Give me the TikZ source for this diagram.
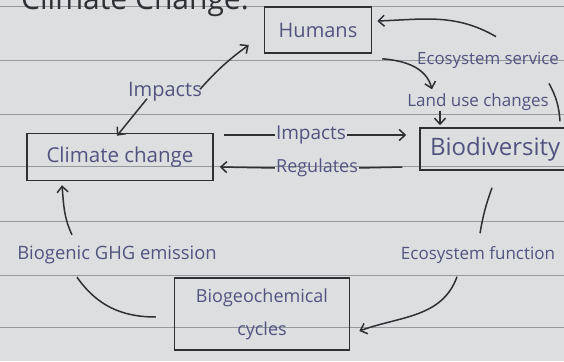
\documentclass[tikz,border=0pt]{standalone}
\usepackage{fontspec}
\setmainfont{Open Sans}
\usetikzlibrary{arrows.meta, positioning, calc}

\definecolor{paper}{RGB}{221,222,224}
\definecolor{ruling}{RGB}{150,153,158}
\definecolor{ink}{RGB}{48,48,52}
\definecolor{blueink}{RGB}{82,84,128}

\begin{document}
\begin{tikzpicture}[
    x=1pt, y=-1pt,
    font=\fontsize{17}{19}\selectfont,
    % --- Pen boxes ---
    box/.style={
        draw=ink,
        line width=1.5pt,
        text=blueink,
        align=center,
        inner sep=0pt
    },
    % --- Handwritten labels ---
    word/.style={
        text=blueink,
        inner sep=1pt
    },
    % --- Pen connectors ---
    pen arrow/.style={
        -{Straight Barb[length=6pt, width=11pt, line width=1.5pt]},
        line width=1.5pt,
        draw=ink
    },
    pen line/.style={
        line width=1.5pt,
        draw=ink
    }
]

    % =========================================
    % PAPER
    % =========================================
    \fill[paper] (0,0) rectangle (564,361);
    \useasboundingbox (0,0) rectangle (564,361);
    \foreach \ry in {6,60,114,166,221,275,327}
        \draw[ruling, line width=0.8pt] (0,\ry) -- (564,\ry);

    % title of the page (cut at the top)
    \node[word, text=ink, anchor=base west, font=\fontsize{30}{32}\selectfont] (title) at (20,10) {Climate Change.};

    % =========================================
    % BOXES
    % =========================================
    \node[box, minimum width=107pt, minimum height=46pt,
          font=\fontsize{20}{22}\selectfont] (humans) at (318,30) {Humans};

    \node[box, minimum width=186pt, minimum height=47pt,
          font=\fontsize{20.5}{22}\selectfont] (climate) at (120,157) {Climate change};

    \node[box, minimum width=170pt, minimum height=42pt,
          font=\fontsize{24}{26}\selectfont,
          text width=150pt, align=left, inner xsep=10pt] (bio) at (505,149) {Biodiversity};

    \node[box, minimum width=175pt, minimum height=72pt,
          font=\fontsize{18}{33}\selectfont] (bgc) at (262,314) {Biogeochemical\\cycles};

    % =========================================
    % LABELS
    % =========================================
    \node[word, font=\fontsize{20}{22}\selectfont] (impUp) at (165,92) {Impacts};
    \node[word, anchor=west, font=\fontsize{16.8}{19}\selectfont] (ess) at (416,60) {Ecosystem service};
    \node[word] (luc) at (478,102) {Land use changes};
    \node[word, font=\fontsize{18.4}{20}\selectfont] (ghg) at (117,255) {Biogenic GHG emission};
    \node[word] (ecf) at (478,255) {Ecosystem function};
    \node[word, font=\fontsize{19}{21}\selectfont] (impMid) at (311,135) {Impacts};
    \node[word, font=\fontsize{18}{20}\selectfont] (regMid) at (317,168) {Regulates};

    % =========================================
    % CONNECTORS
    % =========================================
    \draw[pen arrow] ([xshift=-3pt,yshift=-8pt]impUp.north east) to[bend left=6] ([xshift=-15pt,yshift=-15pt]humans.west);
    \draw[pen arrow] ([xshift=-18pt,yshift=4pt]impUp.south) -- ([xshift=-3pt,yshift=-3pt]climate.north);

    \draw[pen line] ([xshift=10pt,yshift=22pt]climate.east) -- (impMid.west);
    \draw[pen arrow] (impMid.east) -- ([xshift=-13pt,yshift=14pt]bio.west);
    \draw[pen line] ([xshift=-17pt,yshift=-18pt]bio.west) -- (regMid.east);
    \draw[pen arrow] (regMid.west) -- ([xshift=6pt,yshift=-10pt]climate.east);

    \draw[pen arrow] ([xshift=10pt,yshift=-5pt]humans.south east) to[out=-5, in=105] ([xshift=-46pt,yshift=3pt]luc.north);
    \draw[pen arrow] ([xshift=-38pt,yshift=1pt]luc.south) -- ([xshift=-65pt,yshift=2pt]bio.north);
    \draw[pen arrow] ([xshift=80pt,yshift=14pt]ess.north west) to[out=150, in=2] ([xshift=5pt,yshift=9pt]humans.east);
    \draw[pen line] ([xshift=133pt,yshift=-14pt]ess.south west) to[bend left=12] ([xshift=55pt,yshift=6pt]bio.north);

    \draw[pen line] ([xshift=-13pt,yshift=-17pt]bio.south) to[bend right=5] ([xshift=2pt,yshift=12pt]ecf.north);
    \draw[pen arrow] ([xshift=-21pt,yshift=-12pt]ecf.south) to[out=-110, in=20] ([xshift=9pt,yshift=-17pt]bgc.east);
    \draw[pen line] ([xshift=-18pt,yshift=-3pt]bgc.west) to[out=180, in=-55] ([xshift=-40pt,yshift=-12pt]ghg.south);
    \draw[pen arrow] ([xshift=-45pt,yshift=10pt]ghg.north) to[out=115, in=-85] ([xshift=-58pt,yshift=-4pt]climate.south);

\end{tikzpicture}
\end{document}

__What to work on__.
Leave out the pictures and output the rest of the material exactly as written.

__The solution__.
Give me the TikZ source for this diagram.
\documentclass[tikz,border=0pt]{standalone}
\usepackage{fontspec}
\setmainfont{Open Sans}
\usetikzlibrary{arrows.meta, positioning, calc}

\definecolor{paper}{RGB}{221,222,224}
\definecolor{ruling}{RGB}{150,153,158}
\definecolor{ink}{RGB}{48,48,52}
\definecolor{blueink}{RGB}{82,84,128}

\begin{document}
\begin{tikzpicture}[
    x=1pt, y=-1pt,
    font=\fontsize{17}{19}\selectfont,
    % --- Pen boxes ---
    box/.style={
        draw=ink,
        line width=1.5pt,
        text=blueink,
        align=center,
        inner sep=0pt
    },
    % --- Handwritten labels ---
    word/.style={
        text=blueink,
        inner sep=1pt
    },
    % --- Pen connectors ---
    pen arrow/.style={
        -{Straight Barb[length=6pt, width=11pt, line width=1.5pt]},
        line width=1.5pt,
        draw=ink
    },
    pen line/.style={
        line width=1.5pt,
        draw=ink
    }
]

    % =========================================
    % PAPER
    % =========================================
    \fill[paper] (0,0) rectangle (564,361);
    \useasboundingbox (0,0) rectangle (564,361);
    \foreach \ry in {6,60,114,166,221,275,327}
        \draw[ruling, line width=0.8pt] (0,\ry) -- (564,\ry);

    % title of the page (cut at the top)
    \node[word, text=ink, anchor=base west, font=\fontsize{30}{32}\selectfont] (title) at (20,10) {Climate Change.};

    % =========================================
    % BOXES
    % =========================================
    \node[box, minimum width=107pt, minimum height=46pt,
          font=\fontsize{20}{22}\selectfont] (humans) at (318,30) {Humans};

    \node[box, minimum width=186pt, minimum height=47pt,
          font=\fontsize{20.5}{22}\selectfont] (climate) at (120,157) {Climate change};

    \node[box, minimum width=170pt, minimum height=42pt,
          font=\fontsize{24}{26}\selectfont,
          text width=150pt, align=left, inner xsep=10pt] (bio) at (505,149) {Biodiversity};

    \node[box, minimum width=175pt, minimum height=72pt,
          font=\fontsize{18}{33}\selectfont] (bgc) at (262,314) {Biogeochemical\\cycles};

    % =========================================
    % LABELS
    % =========================================
    \node[word, font=\fontsize{20}{22}\selectfont] (impUp) at (165,92) {Impacts};
    \node[word, anchor=west, font=\fontsize{16.8}{19}\selectfont] (ess) at (416,60) {Ecosystem service};
    \node[word] (luc) at (478,102) {Land use changes};
    \node[word, font=\fontsize{18.4}{20}\selectfont] (ghg) at (117,255) {Biogenic GHG emission};
    \node[word] (ecf) at (478,255) {Ecosystem function};
    \node[word, font=\fontsize{19}{21}\selectfont] (impMid) at (311,135) {Impacts};
    \node[word, font=\fontsize{18}{20}\selectfont] (regMid) at (317,168) {Regulates};

    % =========================================
    % CONNECTORS
    % =========================================
    \draw[pen arrow] ([xshift=-3pt,yshift=-8pt]impUp.north east) to[bend left=6] ([xshift=-15pt,yshift=-15pt]humans.west);
    \draw[pen arrow] ([xshift=-18pt,yshift=4pt]impUp.south) -- ([xshift=-3pt,yshift=-3pt]climate.north);

    \draw[pen line] ([xshift=10pt,yshift=22pt]climate.east) -- (impMid.west);
    \draw[pen arrow] (impMid.east) -- ([xshift=-13pt,yshift=14pt]bio.west);
    \draw[pen line] ([xshift=-17pt,yshift=-18pt]bio.west) -- (regMid.east);
    \draw[pen arrow] (regMid.west) -- ([xshift=6pt,yshift=-10pt]climate.east);

    \draw[pen arrow] ([xshift=10pt,yshift=-5pt]humans.south east) to[out=-5, in=105] ([xshift=-46pt,yshift=3pt]luc.north);
    \draw[pen arrow] ([xshift=-38pt,yshift=1pt]luc.south) -- ([xshift=-65pt,yshift=2pt]bio.north);
    \draw[pen arrow] ([xshift=80pt,yshift=14pt]ess.north west) to[out=150, in=2] ([xshift=5pt,yshift=9pt]humans.east);
    \draw[pen line] ([xshift=133pt,yshift=-14pt]ess.south west) to[bend left=12] ([xshift=55pt,yshift=6pt]bio.north);

    \draw[pen line] ([xshift=-13pt,yshift=-17pt]bio.south) to[bend right=5] ([xshift=2pt,yshift=12pt]ecf.north);
    \draw[pen arrow] ([xshift=-21pt,yshift=-12pt]ecf.south) to[out=-110, in=20] ([xshift=9pt,yshift=-17pt]bgc.east);
    \draw[pen line] ([xshift=-18pt,yshift=-3pt]bgc.west) to[out=180, in=-55] ([xshift=-40pt,yshift=-12pt]ghg.south);
    \draw[pen arrow] ([xshift=-45pt,yshift=10pt]ghg.north) to[out=115, in=-85] ([xshift=-58pt,yshift=-4pt]climate.south);

\end{tikzpicture}
\end{document}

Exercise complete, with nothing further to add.